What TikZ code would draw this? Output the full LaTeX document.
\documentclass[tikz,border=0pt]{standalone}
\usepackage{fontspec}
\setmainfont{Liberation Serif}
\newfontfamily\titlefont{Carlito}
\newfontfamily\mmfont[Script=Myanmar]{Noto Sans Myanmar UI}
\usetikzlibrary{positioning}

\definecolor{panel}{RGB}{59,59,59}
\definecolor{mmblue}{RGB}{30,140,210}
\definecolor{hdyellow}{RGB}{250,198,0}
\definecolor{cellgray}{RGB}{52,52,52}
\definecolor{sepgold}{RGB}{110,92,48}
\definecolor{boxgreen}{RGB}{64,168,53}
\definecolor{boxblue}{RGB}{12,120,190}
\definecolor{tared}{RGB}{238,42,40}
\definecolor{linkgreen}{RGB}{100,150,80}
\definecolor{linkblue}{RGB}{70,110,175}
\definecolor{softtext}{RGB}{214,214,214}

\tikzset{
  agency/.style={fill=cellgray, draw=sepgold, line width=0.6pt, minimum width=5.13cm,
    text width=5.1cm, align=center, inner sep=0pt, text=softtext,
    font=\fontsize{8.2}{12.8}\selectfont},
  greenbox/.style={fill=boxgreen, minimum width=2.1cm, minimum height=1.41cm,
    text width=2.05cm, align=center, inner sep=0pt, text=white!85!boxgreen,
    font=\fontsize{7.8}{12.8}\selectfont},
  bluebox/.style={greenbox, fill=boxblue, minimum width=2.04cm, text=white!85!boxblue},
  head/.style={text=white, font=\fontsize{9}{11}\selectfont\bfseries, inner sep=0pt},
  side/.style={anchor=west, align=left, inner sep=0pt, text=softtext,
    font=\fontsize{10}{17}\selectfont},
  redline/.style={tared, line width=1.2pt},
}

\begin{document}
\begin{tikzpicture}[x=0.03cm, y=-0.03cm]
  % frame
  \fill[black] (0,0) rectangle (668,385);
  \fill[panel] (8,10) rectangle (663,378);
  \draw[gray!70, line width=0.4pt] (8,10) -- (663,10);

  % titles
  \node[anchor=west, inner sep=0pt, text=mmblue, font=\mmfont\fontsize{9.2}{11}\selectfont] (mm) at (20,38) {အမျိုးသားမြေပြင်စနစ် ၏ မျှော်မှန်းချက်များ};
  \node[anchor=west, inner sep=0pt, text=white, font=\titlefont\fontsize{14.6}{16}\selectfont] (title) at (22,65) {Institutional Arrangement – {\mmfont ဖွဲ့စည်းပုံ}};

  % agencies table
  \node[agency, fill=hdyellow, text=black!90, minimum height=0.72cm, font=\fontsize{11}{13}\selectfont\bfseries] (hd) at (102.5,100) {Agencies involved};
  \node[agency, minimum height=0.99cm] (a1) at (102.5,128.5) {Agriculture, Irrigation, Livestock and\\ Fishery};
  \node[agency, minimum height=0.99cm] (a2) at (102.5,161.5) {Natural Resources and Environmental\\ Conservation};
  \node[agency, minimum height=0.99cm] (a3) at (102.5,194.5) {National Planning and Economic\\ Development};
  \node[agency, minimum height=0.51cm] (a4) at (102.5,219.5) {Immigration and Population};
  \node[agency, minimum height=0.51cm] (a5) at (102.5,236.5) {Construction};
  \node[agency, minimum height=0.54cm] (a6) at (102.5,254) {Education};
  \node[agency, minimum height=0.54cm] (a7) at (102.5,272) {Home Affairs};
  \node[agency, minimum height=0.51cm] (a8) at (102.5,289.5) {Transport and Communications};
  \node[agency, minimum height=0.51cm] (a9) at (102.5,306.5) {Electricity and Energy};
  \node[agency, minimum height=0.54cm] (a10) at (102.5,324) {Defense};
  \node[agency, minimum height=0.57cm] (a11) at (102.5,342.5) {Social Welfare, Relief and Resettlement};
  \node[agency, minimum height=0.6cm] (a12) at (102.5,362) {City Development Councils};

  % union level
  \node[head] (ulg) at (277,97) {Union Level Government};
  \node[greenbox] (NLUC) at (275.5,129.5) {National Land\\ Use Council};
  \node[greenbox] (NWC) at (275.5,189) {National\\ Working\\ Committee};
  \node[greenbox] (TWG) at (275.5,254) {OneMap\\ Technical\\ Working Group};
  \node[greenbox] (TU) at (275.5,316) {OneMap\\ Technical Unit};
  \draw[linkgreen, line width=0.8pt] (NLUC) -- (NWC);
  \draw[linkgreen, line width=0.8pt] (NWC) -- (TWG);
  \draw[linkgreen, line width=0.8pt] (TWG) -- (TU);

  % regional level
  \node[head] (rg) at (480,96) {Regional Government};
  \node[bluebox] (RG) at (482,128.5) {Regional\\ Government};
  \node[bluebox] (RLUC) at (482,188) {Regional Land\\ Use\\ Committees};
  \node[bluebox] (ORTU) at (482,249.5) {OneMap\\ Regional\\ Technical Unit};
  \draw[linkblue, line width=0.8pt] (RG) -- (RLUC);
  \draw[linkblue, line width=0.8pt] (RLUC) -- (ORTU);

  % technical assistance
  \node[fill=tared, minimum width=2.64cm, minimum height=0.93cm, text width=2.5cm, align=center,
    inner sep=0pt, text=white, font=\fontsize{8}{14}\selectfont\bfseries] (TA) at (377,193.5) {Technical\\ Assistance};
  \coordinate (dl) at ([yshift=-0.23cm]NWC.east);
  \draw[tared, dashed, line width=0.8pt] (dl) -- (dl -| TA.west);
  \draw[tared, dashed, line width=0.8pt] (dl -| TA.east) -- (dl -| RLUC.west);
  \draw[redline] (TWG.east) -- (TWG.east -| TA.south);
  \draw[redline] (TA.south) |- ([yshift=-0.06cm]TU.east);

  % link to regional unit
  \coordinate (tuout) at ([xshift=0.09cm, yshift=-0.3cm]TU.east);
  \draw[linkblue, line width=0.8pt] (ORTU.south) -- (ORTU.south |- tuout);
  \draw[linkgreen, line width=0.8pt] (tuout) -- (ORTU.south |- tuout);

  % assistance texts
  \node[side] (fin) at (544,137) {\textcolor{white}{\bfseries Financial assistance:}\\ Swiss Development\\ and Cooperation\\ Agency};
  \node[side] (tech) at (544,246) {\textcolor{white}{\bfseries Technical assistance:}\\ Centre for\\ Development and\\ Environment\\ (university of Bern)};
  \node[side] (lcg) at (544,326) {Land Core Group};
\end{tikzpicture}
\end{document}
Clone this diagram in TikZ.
****
What is the number of lines above that contain "this"? Answer with that number only.

2